Time certainly flies. It seems just the other day I was writing this post about the grant of cert in the f-cubed securities litigation on application of US law with respect to fact patterns involving mainly overseas acts, but some US impacts and facts. The main point of that post was to suggest that the 2d Circuit opinion seemed to lack depth of knowledge of class action law outside the US. The post also expressed my hope hope that the briefs would educate our high court on class action law in other nations. (As it turns out, the briefs do include sections addressing some conflict of law issues as between national approaches to class action law. However, the sections are relatively brief and superficial, perhaps because of page limits.)

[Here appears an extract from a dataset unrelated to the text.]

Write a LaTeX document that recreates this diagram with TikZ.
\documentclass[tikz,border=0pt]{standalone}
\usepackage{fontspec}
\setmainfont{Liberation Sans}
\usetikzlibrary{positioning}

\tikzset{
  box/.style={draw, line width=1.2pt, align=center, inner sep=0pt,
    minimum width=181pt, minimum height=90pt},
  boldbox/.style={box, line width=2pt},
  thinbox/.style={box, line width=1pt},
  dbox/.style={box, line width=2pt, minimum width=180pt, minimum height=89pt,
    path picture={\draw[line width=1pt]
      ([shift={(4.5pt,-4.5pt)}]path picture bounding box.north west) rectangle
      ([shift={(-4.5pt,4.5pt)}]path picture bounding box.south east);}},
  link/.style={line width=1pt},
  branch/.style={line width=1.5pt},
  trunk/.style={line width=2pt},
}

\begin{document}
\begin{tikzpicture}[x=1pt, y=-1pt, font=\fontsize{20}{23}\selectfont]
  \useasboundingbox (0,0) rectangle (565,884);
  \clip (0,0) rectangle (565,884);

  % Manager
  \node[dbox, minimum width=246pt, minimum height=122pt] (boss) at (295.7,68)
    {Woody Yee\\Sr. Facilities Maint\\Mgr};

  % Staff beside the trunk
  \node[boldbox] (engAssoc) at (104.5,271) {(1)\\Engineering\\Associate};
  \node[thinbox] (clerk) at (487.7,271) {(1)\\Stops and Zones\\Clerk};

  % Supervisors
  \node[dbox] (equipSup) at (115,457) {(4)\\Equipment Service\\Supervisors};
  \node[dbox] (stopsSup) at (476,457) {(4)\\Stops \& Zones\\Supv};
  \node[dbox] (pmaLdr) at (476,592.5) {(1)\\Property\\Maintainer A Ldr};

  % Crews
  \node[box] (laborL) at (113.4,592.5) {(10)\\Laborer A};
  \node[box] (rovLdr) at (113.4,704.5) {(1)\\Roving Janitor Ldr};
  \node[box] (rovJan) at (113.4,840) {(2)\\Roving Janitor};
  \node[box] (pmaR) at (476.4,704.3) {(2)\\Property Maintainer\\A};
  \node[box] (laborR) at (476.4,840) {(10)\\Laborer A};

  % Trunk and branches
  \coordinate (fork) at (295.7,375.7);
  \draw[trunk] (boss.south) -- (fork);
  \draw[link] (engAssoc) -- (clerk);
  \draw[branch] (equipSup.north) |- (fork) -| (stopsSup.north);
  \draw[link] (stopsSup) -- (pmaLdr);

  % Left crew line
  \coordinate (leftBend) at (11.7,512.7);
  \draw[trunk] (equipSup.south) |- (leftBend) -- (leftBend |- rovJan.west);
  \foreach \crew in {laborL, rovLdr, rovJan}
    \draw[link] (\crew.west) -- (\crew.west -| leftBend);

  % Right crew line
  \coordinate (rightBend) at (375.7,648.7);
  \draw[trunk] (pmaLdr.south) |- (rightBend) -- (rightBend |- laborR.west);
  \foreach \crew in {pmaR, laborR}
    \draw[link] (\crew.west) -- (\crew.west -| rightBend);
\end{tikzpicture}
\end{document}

Today’s post offers a few big picture observations on the issues regarding  "extraterritorial" application of laws.  The issues are being argued here in the context of securities claiming. So, the party  and amicus briefs to some large degree focus on parochial arguments about what is and is not good for the US securities industry and others who interact with that system.  One hopes the Court will look at the broader picture. On that topic,  Kevin LaCroix at the D & O Diary has a very helpful post collecting examples of the "extraterritorial" issue in certain other substantive settings that are on the short term horizon for the Court.  

And, of course,  the range of issues is not limited to the Court’s short term case list. One can readily go back through prior posts on this blog to see fact patterns and "extraterritorial"  issues that will over time arise for tort, insurance and bankruptcy law.  Think about, for example, the melamine contamination cases arising from acts China, personal jurisdiction issues from product liability cases involving goods that travel the world, corporate "demergers" in Australia where decisions are driven by future tort claim possibilities, an Australian mass tort defendant that in a decade has thrice changed its global home to try to achieve perceived short-term benefits from local laws, and the billions of dollars of insurance coverage that vanish  when  insurers use UK schemes of arrangement to avoid past promises made in insurance policy contracts. All of those situations involve fact patterns with many actions overseas, and impacts in the US and throughout the world

Consider also the rule to "be careful what you wish for in litigation"   Defeating application of US law now may produce short-term happiness for some  parties,  but it’s hardly the end of the story. In the f-cubed case, briefs have been filed by, for example, other governments and global investors. These are constituencies  that are not going to disappear, and so there will be litigation somewhere over the merits, it’s just a question of where and when the issues will be litigated.  Moreover, litigation financing funds can and will flow globally – the capital of the US plaintiff’s bar is no longer the dominant weapon it once was (but neither is the weapon gone), and so business groups need to confront the reality that they could end up litigating cases all over the world.  In a related vein, we’ve seen US examples of court systems competing to attract litigation. Court system competition inevitably will happen on an international level, On those possibilities, see this interesting article by Prof. Hannah Buxbaum as she explores possible competition between international legal systems.  She has written extensively on international law issues, and is guest blogging this week at the Conglomerate blog  due to the f-cubed topic. One of the Professor’s articles is cited in at least one of the briefs.

One final thought. So many important issues, and so relatively little attention ill be given to them in terms of terms of oral argument and  pages of briefs. Brevity of course has value at times, but perhaps outcomes would be better with more time to hear more depth about laws and legal systems around the world?  On time and attention,  I’ll mention that I happened to be in London a few year back during the week the intermediate appellate court was hearing  oral argument on pleural plaques issues. The court held oral arguments every day for a week.  I stopped by to watch and listen to part of the argument and heard extensive discussion of US "asbestos law"  and its lessons and implications.  Maybe SCOTUS  could learn something more from the "more time"   approach ? And, some day, courts in other nations also will be hearing about these issues; how will they handle the subjects?